The mussels came in a small pot and my partner wasted no time in getting to work, declaring the sauce to be “outstanding”. My soup came in a huge bowl, and with a drizzle of olive oil on the top, was as tasty and warming as I’d hoped, perfectly complemented by the artisan bread and butter.
By this time – about 7.30pm – the restaurant was getting busy so there was a wait of about 15 minutes before our mains arrived, far from unreasonable and worth every moment as the trio of pork was melt-in-the-mouth perfect and the steak was a culinary feast.

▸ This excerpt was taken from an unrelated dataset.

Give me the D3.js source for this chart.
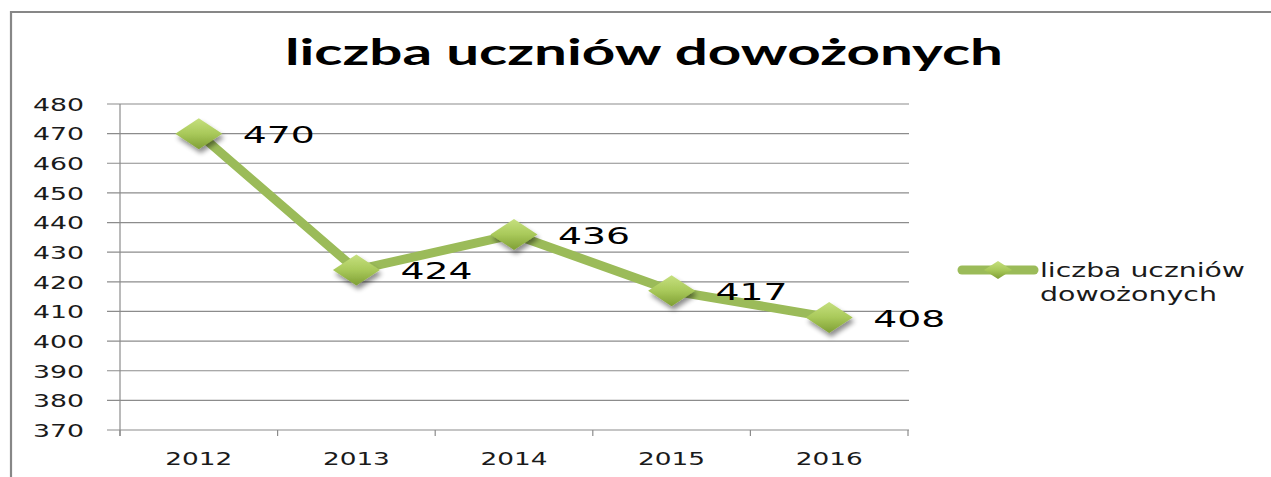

My partner savoured every morsel of his meal – apparently the pork fillet was to die for. I discovered that a flat iron steak is steak cut with the grain from the shoulder. It’s not a top-notch cut but apparently it’s the UK’s new favourite steak. Mine came in a several succulent, thick slices – my only “beef” was that I’d asked for it to be medium well done but it was still a little bloody.
The accompanying green beans, perfectly al dente, and grilled tomatoes, were lovely and the hand cut chips, still in their yummy skins, were delicious.
Portions are just right – not enormous platefuls but not niggardly either – so we had room for dessert. Forcing myself away from the artisan cheeses and oatcakes, I plumped for the Kingarroch sundae, which came with no description so I had to wait and wonder. My partner showed great discipline by denying himself his usual treat wherever he goes of sticky ale pudding, opting instead for the Chocolate Nemesis with orange creme Anglaise and mascarpone sorbet.
The sundae, served in a large wine glass, was a fab concoction of ice cream, cream (not too much, which was a good thing), cherries and crumbled chocolate cake and shortbread. My partner’s dish was a trio of rich chocolatey treats and I’m pleased to say he managed to defeat his Nemesis in style.
Overall, we felt we had enjoyed a top-notch meal by a talented chef at a pretty reasonable price and it was obvious from the clientele in that night – many of whom were obviously regulars – that they agreed.
The rural setting in the pretty Fife village of Craigrothie adds to the charm of a trip to the Kingarroch and I’m sure it won’t be long till we’re back.
Prices: Dinner menu – two courses £20. Three courses £25.